• Collected material:
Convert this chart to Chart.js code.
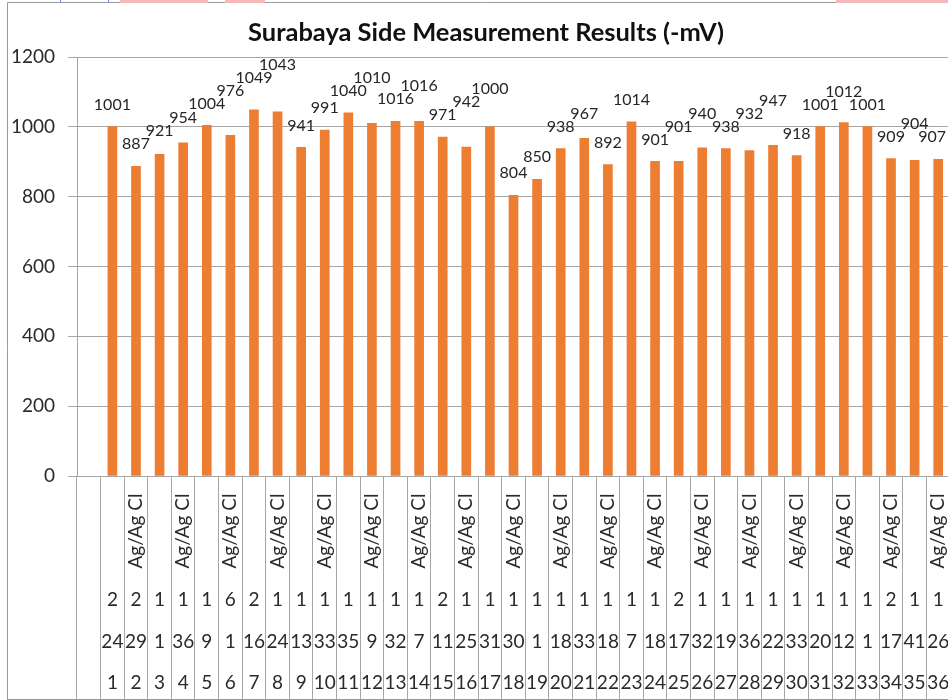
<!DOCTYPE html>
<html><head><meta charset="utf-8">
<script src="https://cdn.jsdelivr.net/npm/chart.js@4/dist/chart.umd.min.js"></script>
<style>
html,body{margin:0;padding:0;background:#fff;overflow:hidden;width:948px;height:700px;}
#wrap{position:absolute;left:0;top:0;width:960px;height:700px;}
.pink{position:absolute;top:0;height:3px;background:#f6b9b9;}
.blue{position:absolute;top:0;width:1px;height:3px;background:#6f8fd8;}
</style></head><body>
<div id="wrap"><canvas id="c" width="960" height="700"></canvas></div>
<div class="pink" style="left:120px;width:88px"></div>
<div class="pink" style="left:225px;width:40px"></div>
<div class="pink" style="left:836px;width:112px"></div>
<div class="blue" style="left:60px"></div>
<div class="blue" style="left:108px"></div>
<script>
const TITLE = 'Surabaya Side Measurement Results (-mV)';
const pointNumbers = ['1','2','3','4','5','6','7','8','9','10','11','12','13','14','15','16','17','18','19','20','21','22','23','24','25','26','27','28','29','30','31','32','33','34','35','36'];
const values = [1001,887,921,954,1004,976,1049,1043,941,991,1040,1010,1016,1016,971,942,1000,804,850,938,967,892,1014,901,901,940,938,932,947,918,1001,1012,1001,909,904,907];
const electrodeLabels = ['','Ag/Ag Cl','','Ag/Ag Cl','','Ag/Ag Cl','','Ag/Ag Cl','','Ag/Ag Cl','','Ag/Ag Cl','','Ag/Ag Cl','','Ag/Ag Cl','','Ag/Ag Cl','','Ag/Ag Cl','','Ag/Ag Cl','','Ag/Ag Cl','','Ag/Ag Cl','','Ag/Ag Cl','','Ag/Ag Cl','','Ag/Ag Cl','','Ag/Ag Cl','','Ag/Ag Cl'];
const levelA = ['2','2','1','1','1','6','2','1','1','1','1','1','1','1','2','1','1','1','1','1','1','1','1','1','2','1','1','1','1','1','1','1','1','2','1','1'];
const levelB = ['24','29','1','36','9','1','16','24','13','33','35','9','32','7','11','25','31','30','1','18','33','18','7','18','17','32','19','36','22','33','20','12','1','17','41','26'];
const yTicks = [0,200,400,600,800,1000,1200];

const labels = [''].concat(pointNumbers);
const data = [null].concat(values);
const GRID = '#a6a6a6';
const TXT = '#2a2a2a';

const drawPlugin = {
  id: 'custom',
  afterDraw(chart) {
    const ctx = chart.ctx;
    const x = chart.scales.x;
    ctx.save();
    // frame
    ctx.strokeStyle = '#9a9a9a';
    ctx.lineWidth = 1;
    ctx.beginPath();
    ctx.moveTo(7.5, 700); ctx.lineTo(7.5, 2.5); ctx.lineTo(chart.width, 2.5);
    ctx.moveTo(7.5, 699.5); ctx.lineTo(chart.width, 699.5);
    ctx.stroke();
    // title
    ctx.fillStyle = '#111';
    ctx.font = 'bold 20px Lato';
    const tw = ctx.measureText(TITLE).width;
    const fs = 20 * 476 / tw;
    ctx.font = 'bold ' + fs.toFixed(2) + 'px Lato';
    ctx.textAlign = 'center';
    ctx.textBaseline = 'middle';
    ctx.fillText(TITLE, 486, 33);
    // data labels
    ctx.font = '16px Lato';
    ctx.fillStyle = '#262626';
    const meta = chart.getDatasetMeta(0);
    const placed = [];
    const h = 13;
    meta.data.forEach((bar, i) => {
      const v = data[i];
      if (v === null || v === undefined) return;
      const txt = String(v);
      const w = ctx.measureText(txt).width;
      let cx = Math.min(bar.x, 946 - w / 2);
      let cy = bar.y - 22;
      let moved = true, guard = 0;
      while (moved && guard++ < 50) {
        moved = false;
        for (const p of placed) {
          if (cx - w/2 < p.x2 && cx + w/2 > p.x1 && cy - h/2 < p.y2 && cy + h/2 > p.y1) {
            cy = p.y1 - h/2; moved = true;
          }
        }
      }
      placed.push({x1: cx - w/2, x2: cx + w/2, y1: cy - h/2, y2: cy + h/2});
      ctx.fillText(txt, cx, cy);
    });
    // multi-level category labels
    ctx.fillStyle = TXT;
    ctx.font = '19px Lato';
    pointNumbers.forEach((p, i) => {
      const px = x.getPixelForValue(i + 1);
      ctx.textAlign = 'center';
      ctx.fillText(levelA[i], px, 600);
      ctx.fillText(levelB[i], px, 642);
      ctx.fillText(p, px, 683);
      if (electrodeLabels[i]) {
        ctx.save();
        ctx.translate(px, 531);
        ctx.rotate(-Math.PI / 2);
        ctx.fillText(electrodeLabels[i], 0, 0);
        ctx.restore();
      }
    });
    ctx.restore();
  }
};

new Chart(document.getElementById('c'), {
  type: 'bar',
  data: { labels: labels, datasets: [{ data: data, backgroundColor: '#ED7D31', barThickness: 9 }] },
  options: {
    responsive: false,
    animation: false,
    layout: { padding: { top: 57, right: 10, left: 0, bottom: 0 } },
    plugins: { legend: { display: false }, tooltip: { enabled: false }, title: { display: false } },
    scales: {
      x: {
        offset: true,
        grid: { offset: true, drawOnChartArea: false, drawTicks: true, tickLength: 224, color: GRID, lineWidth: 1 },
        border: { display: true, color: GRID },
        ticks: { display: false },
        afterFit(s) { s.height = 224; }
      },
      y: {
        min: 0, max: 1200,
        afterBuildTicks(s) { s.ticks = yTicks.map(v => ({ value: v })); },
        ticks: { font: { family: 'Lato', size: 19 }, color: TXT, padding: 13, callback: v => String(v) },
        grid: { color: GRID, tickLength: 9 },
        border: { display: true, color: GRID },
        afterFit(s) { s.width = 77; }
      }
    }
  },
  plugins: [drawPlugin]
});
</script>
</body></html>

• Exercise directions: Write out each line of the listing above, exactly, from its first line to the line holding "const TXT = '#2a2a2a';", inclusive. Skip the pictures.

• Answer to the task:
Convert this chart to Chart.js code.
<!DOCTYPE html>
<html><head><meta charset="utf-8">
<script src="https://cdn.jsdelivr.net/npm/chart.js@4/dist/chart.umd.min.js"></script>
<style>
html,body{margin:0;padding:0;background:#fff;overflow:hidden;width:948px;height:700px;}
#wrap{position:absolute;left:0;top:0;width:960px;height:700px;}
.pink{position:absolute;top:0;height:3px;background:#f6b9b9;}
.blue{position:absolute;top:0;width:1px;height:3px;background:#6f8fd8;}
</style></head><body>
<div id="wrap"><canvas id="c" width="960" height="700"></canvas></div>
<div class="pink" style="left:120px;width:88px"></div>
<div class="pink" style="left:225px;width:40px"></div>
<div class="pink" style="left:836px;width:112px"></div>
<div class="blue" style="left:60px"></div>
<div class="blue" style="left:108px"></div>
<script>
const TITLE = 'Surabaya Side Measurement Results (-mV)';
const pointNumbers = ['1','2','3','4','5','6','7','8','9','10','11','12','13','14','15','16','17','18','19','20','21','22','23','24','25','26','27','28','29','30','31','32','33','34','35','36'];
const values = [1001,887,921,954,1004,976,1049,1043,941,991,1040,1010,1016,1016,971,942,1000,804,850,938,967,892,1014,901,901,940,938,932,947,918,1001,1012,1001,909,904,907];
const electrodeLabels = ['','Ag/Ag Cl','','Ag/Ag Cl','','Ag/Ag Cl','','Ag/Ag Cl','','Ag/Ag Cl','','Ag/Ag Cl','','Ag/Ag Cl','','Ag/Ag Cl','','Ag/Ag Cl','','Ag/Ag Cl','','Ag/Ag Cl','','Ag/Ag Cl','','Ag/Ag Cl','','Ag/Ag Cl','','Ag/Ag Cl','','Ag/Ag Cl','','Ag/Ag Cl','','Ag/Ag Cl'];
const levelA = ['2','2','1','1','1','6','2','1','1','1','1','1','1','1','2','1','1','1','1','1','1','1','1','1','2','1','1','1','1','1','1','1','1','2','1','1'];
const levelB = ['24','29','1','36','9','1','16','24','13','33','35','9','32','7','11','25','31','30','1','18','33','18','7','18','17','32','19','36','22','33','20','12','1','17','41','26'];
const yTicks = [0,200,400,600,800,1000,1200];

const labels = [''].concat(pointNumbers);
const data = [null].concat(values);
const GRID = '#a6a6a6';
const TXT = '#2a2a2a';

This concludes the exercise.